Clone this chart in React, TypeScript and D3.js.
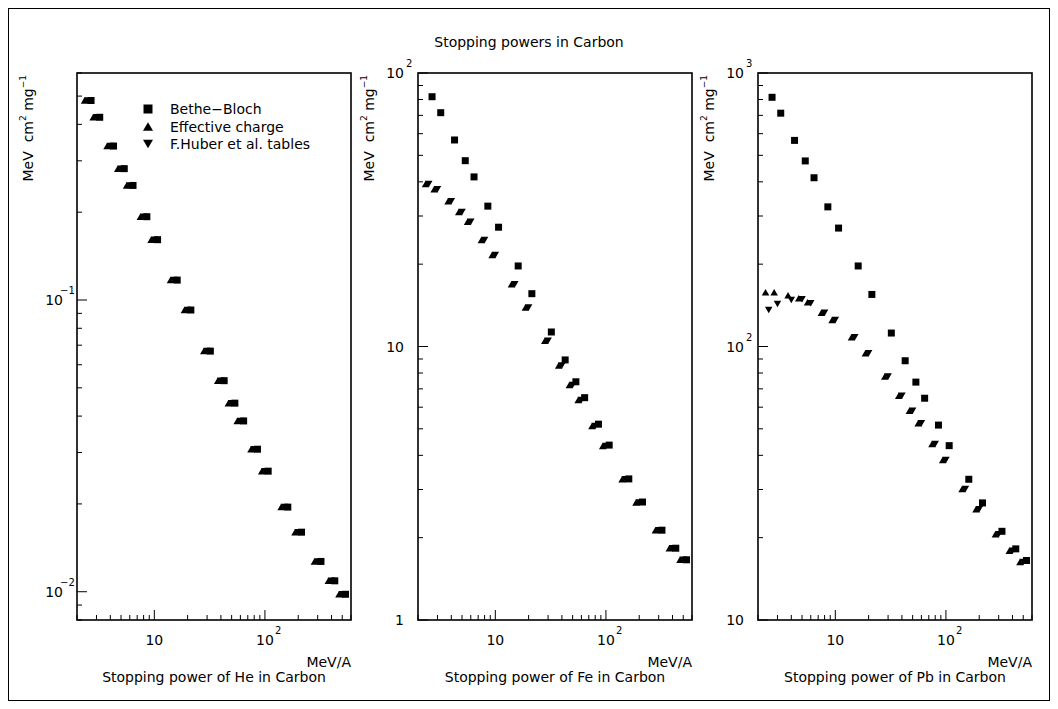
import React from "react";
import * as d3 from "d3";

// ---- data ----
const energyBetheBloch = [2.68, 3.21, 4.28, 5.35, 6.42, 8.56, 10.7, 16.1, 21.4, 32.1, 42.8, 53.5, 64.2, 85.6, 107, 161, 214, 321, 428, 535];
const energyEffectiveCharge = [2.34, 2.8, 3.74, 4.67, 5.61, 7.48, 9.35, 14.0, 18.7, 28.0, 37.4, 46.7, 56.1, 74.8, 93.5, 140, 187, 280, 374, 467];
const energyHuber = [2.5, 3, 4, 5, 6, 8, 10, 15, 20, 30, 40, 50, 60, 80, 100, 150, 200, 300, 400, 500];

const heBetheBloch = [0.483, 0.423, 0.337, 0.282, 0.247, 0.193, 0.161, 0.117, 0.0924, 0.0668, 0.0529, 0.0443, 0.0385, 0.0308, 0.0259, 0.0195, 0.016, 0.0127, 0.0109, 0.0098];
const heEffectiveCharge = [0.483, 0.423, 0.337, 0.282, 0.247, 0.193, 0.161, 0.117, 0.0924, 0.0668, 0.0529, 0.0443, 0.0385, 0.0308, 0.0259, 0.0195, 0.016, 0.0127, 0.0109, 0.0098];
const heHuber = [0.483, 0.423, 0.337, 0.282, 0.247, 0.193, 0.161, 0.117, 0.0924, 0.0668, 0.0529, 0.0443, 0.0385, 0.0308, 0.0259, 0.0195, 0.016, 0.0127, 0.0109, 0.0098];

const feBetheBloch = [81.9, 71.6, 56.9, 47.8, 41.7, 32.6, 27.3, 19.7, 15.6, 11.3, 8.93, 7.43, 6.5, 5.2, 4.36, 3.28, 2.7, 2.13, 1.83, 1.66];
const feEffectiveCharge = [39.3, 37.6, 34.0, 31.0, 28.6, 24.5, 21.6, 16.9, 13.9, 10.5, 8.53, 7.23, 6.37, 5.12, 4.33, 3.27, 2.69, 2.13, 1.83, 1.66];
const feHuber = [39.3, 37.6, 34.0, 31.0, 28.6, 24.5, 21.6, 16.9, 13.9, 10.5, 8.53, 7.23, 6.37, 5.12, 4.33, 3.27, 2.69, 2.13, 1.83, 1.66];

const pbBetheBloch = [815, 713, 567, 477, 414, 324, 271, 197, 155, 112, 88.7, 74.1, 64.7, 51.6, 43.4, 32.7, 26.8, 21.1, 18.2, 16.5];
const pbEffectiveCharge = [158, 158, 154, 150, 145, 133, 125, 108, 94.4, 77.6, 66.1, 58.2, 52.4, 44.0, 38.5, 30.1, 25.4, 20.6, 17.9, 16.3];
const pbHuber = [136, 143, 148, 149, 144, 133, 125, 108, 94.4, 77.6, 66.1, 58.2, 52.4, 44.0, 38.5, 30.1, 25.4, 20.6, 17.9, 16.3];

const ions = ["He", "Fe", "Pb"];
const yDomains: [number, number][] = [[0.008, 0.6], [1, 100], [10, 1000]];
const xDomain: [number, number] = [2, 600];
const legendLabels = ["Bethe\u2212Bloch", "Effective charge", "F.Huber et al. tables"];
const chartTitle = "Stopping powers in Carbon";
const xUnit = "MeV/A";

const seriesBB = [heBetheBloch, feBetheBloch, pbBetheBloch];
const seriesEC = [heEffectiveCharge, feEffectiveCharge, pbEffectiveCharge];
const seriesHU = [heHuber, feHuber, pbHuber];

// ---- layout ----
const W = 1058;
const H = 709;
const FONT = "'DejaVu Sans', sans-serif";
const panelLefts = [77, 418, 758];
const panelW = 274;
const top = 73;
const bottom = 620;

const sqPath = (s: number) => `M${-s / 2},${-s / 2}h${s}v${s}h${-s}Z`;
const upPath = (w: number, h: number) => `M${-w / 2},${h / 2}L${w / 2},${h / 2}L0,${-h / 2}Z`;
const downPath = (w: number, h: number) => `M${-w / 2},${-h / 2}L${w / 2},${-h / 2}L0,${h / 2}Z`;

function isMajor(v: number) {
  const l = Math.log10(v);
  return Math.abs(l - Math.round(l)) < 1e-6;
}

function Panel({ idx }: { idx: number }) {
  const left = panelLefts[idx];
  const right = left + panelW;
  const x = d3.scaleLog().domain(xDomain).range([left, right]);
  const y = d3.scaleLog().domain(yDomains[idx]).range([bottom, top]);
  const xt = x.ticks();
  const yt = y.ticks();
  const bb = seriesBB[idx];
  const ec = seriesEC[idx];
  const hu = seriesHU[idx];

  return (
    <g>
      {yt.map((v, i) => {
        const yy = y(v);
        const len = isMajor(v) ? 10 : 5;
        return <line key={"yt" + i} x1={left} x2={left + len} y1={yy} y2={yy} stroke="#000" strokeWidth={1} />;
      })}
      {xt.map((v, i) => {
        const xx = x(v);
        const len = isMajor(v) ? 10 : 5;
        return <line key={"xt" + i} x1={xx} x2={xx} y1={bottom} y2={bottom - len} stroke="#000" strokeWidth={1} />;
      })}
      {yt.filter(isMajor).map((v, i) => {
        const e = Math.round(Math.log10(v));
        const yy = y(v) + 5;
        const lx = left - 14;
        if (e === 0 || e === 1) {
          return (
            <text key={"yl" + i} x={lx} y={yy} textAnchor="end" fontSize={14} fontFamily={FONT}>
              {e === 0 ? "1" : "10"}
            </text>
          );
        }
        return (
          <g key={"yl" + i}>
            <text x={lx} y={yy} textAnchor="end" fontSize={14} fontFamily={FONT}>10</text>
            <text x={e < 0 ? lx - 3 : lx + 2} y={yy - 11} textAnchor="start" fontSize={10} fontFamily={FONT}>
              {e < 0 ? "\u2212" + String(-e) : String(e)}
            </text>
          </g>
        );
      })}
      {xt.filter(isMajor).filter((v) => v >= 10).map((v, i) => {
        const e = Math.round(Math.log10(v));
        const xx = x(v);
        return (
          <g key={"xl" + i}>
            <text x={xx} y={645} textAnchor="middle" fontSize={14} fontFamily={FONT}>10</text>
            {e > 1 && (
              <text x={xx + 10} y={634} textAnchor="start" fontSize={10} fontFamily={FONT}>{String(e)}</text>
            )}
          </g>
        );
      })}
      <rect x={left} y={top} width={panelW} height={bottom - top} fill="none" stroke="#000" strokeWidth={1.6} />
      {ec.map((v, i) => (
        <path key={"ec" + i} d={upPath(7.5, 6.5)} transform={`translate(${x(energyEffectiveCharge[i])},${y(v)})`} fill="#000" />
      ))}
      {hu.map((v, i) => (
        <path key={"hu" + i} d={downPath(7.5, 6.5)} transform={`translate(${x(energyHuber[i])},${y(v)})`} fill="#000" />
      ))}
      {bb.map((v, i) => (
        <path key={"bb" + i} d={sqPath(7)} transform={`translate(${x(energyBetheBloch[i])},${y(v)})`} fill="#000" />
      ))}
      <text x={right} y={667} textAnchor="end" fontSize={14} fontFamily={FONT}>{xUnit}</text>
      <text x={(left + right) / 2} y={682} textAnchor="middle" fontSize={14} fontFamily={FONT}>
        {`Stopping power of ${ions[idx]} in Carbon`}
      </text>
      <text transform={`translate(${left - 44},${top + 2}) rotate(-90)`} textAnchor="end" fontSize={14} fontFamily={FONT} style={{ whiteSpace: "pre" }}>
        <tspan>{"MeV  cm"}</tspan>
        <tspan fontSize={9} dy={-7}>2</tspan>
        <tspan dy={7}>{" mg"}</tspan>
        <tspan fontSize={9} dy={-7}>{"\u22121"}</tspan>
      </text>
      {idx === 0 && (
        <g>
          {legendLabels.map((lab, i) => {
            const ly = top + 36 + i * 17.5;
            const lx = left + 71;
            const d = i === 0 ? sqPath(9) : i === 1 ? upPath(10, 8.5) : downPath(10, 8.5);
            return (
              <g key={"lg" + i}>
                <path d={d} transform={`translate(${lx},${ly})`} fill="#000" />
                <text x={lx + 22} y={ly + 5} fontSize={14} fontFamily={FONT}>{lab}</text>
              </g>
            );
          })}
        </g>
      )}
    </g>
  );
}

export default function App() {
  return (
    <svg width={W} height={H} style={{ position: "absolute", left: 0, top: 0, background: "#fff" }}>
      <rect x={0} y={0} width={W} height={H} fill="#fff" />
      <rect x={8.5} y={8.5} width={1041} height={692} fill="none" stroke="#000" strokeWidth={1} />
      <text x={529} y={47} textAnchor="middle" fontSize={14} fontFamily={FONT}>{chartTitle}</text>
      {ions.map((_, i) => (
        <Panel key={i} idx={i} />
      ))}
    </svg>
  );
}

────────────────

- [PROBLEM TO WORK ON]: Write out each line of the listing above, exactly, from its first line to the line holding "import * as", inclusive. Skip the pictures.

- [SOLUTION TO THE PROBLEM]:
Clone this chart in React, TypeScript and D3.js.
import React from "react";
import * as d3 from "d3";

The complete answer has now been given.